In the East Hampton High School cafeteria on Monday, members of the school’s Key Club sorted some 1,000 toys collected for local children in need by the Kiwanis Club of East Hampton Toys for Tots program.
In the East Hampton High School cafeteria on Monday, members of the school’s Key Club sorted some 1,000 toys collected for local children in need by the Kiwanis Club of East Hampton Toys for Tots program.
Morgan McGivern
By
Carissa Katz

At the Whalebone apartment complex in East Hampton, January is always the “hardest month for collecting rents, because everybody tries to keep up with the Joneses and get presents for their kids,” said Gerry Mooney, manager of the affordable apartment complex. 

For many families all over the town, the extra expenses that come with the holidays can make it tough to make ends meet come the end of this month and beginning of the next. With its Toys for Tots program, now in its 30th year, the Kiwanis Club of East Hampton does its part to ease the stress on parents’ wallets and give children a brighter Christmas. 

“I have 27 single moms here, and it’s a lot on them,” Mr. Mooney said. “If you can save them 50 or 60 bucks, that’s a lot.” 

This year, the Kiwanis Club, with help from East Hampton High School’s Key Club and more than two dozen individuals, organizations, and businesses, collected over 1,000 new unwrapped toys to be distributed to children in need around East Hampton Town. 

Kiwanis worked with organizations like the East Hampton and Springs Food Pantries and the Lions Club, and managers of affordable apartment complexes like Whalebone and the Accabonac Apartments, to identify families with children 12 and under who could use a little extra help on Christmas. Toys were donated at a number of locations across town and taken to the high school, where they were sorted on Monday afternoon for delivery to a number of collection points. The goal is to provide four or five gifts for each child on a list compiled in advance. 

“It’s quite a job,” said Dru Raley of the Springs Food Pantry, who helps put together the list of Springs families who will benefit.
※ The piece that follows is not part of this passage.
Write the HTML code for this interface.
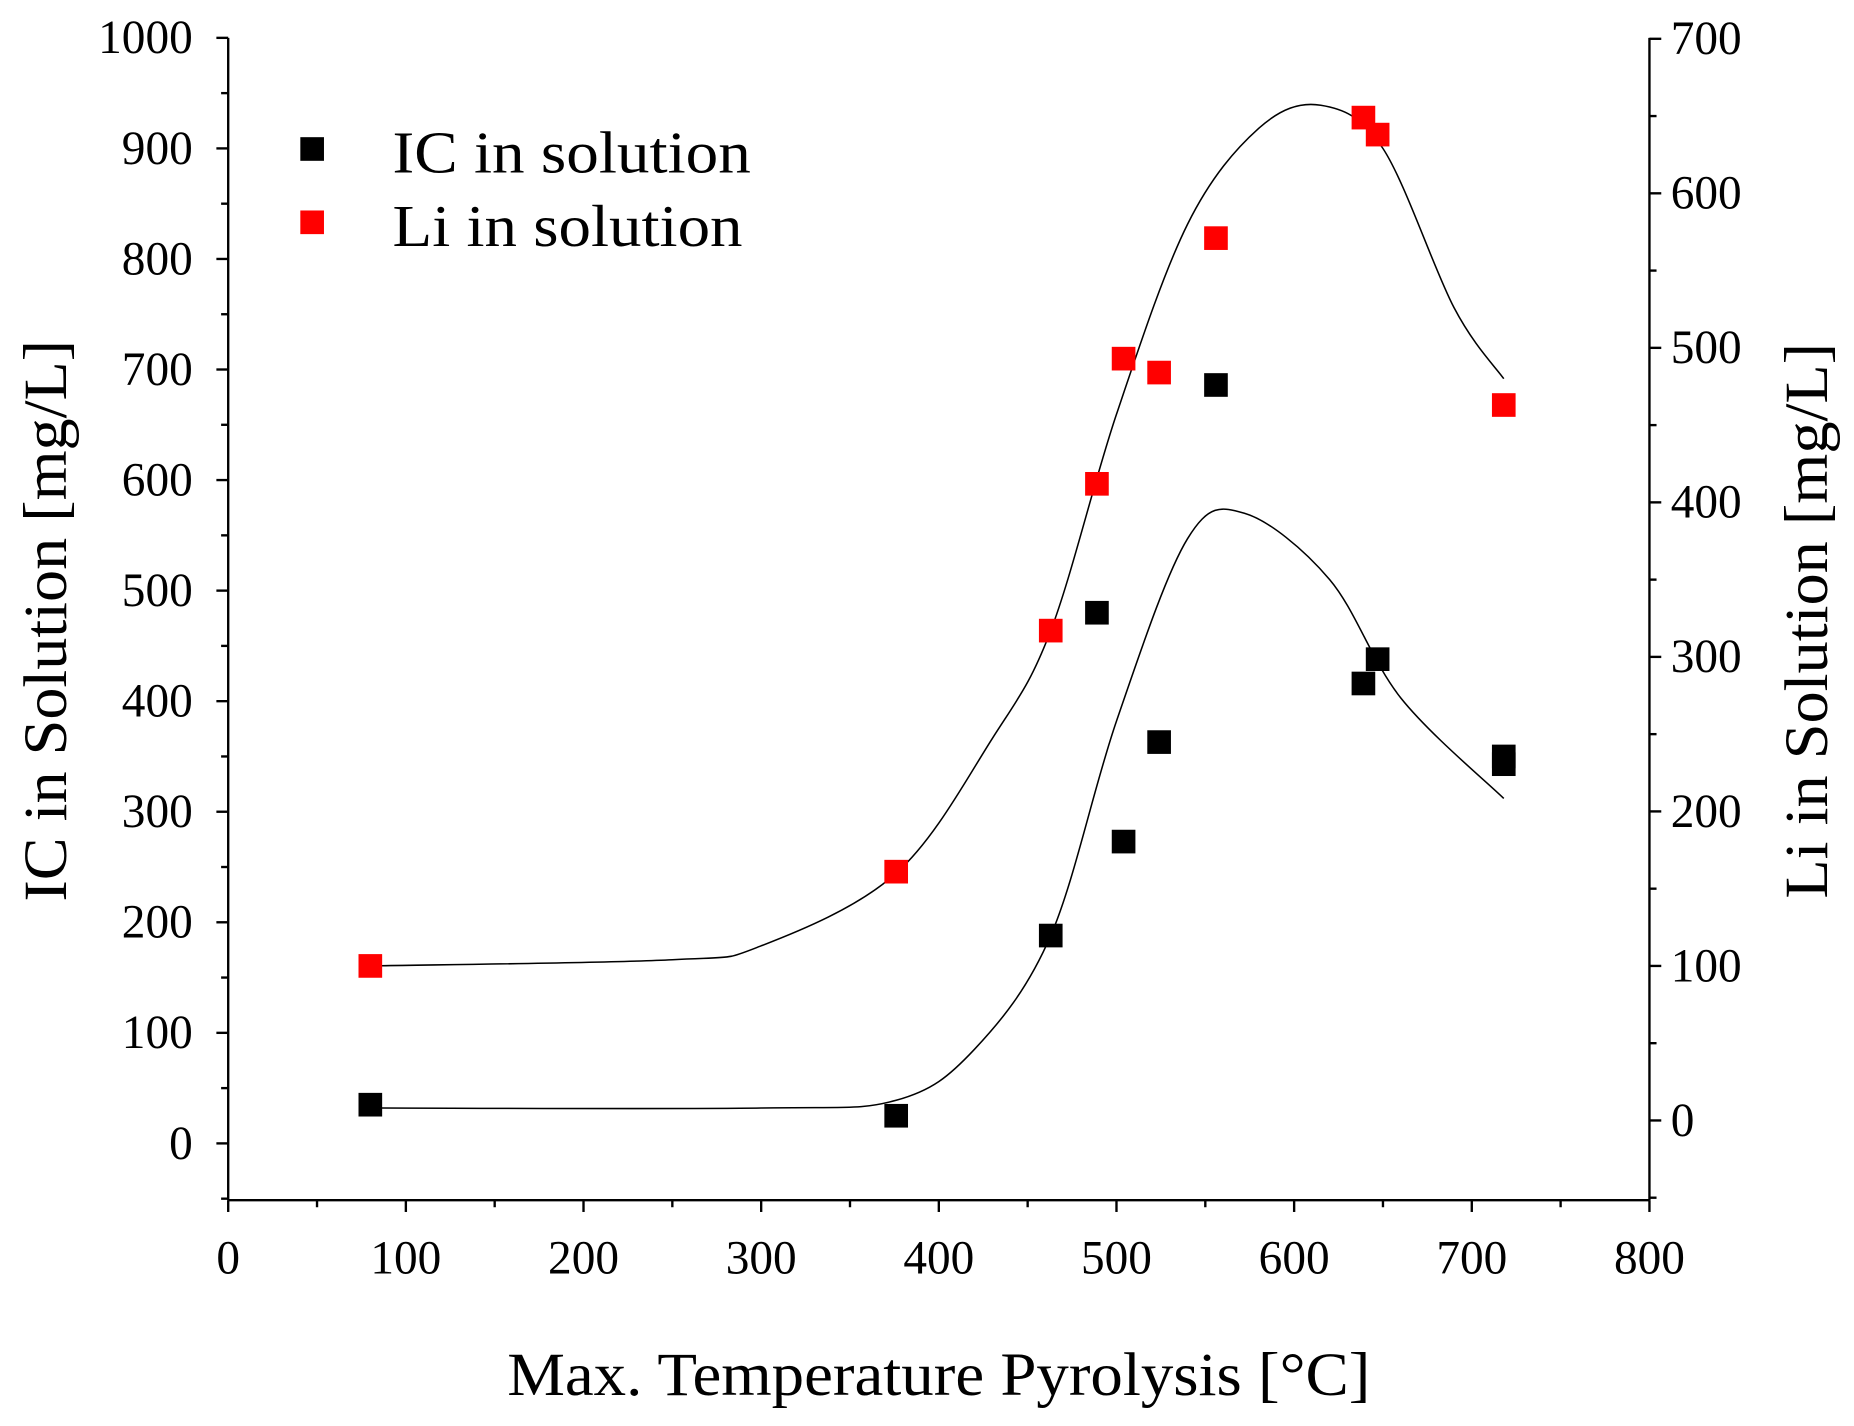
<!DOCTYPE html>
<html><head><meta charset="utf-8"><style>
html,body{margin:0;padding:0;background:#fff}
svg{display:block}
text{font-family:"Liberation Serif",serif;fill:#000}
</style></head><body>
<svg id="chart" width="1854" height="1426" viewBox="0 0 1568 1206" xmlns="http://www.w3.org/2000/svg">
<g id="axes"></g>
<g id="curves"></g>
<g id="marks"></g>
<text x="794" y="1180" font-size="52" text-anchor="middle" textLength="730" lengthAdjust="spacingAndGlyphs">Max. Temperature Pyrolysis [°C]</text>
<text transform="translate(56,525) rotate(-90)" font-size="52" text-anchor="middle" textLength="475" lengthAdjust="spacingAndGlyphs">IC in Solution [mg/L]</text>
<text transform="translate(1545,525) rotate(-90)" font-size="52" text-anchor="middle" textLength="470" lengthAdjust="spacingAndGlyphs">Li in Solution [mg/L]</text>
<g>
<rect x="254" y="116" width="20" height="20" fill="#000"/>
<text x="332" y="146" font-size="50" textLength="303" lengthAdjust="spacingAndGlyphs">IC in solution</text>
<rect x="254" y="178" width="20" height="20" fill="#f00"/>
<text x="332" y="208" font-size="50" textLength="296" lengthAdjust="spacingAndGlyphs">Li in solution</text>
</g>
</svg>
<script>
const icX=[80,376,463,489,504,524,556,639,647,718,718];
const icY=[35,25,188,480,273,363,686,416,438,350,343];
const liX=[80,376,463,489,504,524,556,639,647,718];
const liY=[100,161,317,412,493,484,571,649,638,463];
const icFitX=[80,300,376,420,463,500,540,572,620,660,718];
const icFitY=[32,32,39,85,188,382,547,570,510,403,312];
const liFitX=[80,250,300,376,430,463,500,540,580,615,650,690,718];
const liFitY=[100,104,113,160,247,317,457,580,642,657,629,526,480];
const xTicks=[0,100,200,300,400,500,600,700,800];
const yLTicks=[0,100,200,300,400,500,600,700,800,900,1000];
const yRTicks=[0,100,200,300,400,500,600,700];

const X=v=>193+v*(1395-193)/800;
const YL=v=>967-v*(967-32)/1000;
const YR=v=>947.6-v*(947.6-32.8)/700;
const NS='http://www.w3.org/2000/svg';
function mk(tag,parent){const e=document.createElementNS(NS,tag);document.getElementById(parent).appendChild(e);return e;}
function line(x1,y1,x2,y2,name){const l=mk('line','axes');l.setAttribute('x1',x1);l.setAttribute('y1',y1);l.setAttribute('x2',x2);l.setAttribute('y2',y2);l.setAttribute('stroke','#000');l.setAttribute('stroke-width','2');


return l;}
function txt(x,y,s,anchor,name){const t=mk('text','axes');t.setAttribute('x',x);t.setAttribute('y',y);t.setAttribute('font-size','40');t.setAttribute('text-anchor',anchor);t.textContent=s;

}
const yBot=1015,yTop=32;
line(193,yTop,193,yBot,'left-axis-line');
line(1395,yTop,1395,yBot,'right-axis-line');
line(193,yBot,1395,yBot,'x-axis-line');
xTicks.forEach(v=>{line(X(v),yBot,X(v),yBot+10,'x-tick');txt(X(v),yBot+62,v,'middle','x-tick-label');});
for(let v=50;v<800;v+=100)line(X(v),yBot,X(v),yBot+6,'x-minor-tick');
yLTicks.forEach(v=>{line(183,YL(v),193,YL(v),'left-y-tick');txt(163,YL(v)+13,v,'end','left-y-tick-label');});
for(let v=-50;v<1000;v+=100)line(187,YL(v),193,YL(v),'left-y-minor-tick');
yRTicks.forEach(v=>{line(1395,YR(v),1405,YR(v),'right-y-tick');txt(1413,YR(v)+13,v,'start','right-y-tick-label');});
for(let v=-50;v<700;v+=100)line(1395,YR(v),1401,YR(v),'right-y-minor-tick');

function spline(xs,ys,Yf){let pts=xs.map((x,i)=>[X(x),Yf(ys[i])]);let d='M'+pts[0][0]+','+pts[0][1];
for(let i=0;i<pts.length-1;i++){const p0=pts[Math.max(0,i-1)],p1=pts[i],p2=pts[i+1],p3=pts[Math.min(pts.length-1,i+2)];
d+=' C'+(p1[0]+(p2[0]-p0[0])/6)+','+(p1[1]+(p2[1]-p0[1])/6)+' '+(p2[0]-(p3[0]-p1[0])/6)+','+(p2[1]-(p3[1]-p1[1])/6)+' '+p2[0]+','+p2[1];}return d;}
const c1=mk('path','curves');c1.setAttribute('d',spline(icFitX,icFitY,YL));c1.setAttribute('fill','none');c1.setAttribute('stroke','#000');c1.setAttribute('stroke-width','1.3');


const c2=mk('path','curves');c2.setAttribute('d',spline(liFitX,liFitY,YR));c2.setAttribute('fill','none');c2.setAttribute('stroke','#000');c2.setAttribute('stroke-width','1.3');


icX.forEach((x,i)=>{const r=mk('rect','marks');r.setAttribute('x',X(x)-10);r.setAttribute('y',YL(icY[i])-10);r.setAttribute('width',20);r.setAttribute('height',20);r.setAttribute('fill','#000');

});
liX.forEach((x,i)=>{const r=mk('rect','marks');r.setAttribute('x',X(x)-10);r.setAttribute('y',YR(liY[i])-10);r.setAttribute('width',20);r.setAttribute('height',20);r.setAttribute('fill','#f00');

});
</script>
</body></html>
The Springs Food Pantry has 80 families a week coming in for food, and about a third of them have children 12 and under. The East Hampton Food Pantry, she said, serves some 300 families a week. 

The rewards for those who lend a hand in this effort are many, but one of the biggest, said Raymond Tirado, a resident manager at the Accabonac Apartments, “is when you see a child with a big smile.” 

“It’s a lot of fun, and it’s great seeing all the different organizations that recognize it’s such a great project,” said Louis Profera, who has overseen the Toys for Tots program for Kiwanis for 18 years. 

On Monday he was at the high school with the organization’s president, Henry Uihlein, as Key Club members sorted toys, matched them with individual families, and bagged them for delivery. The kids, he said, managed to do in two hours after school what it might have taken days to do. Santa’s elves could not have done better.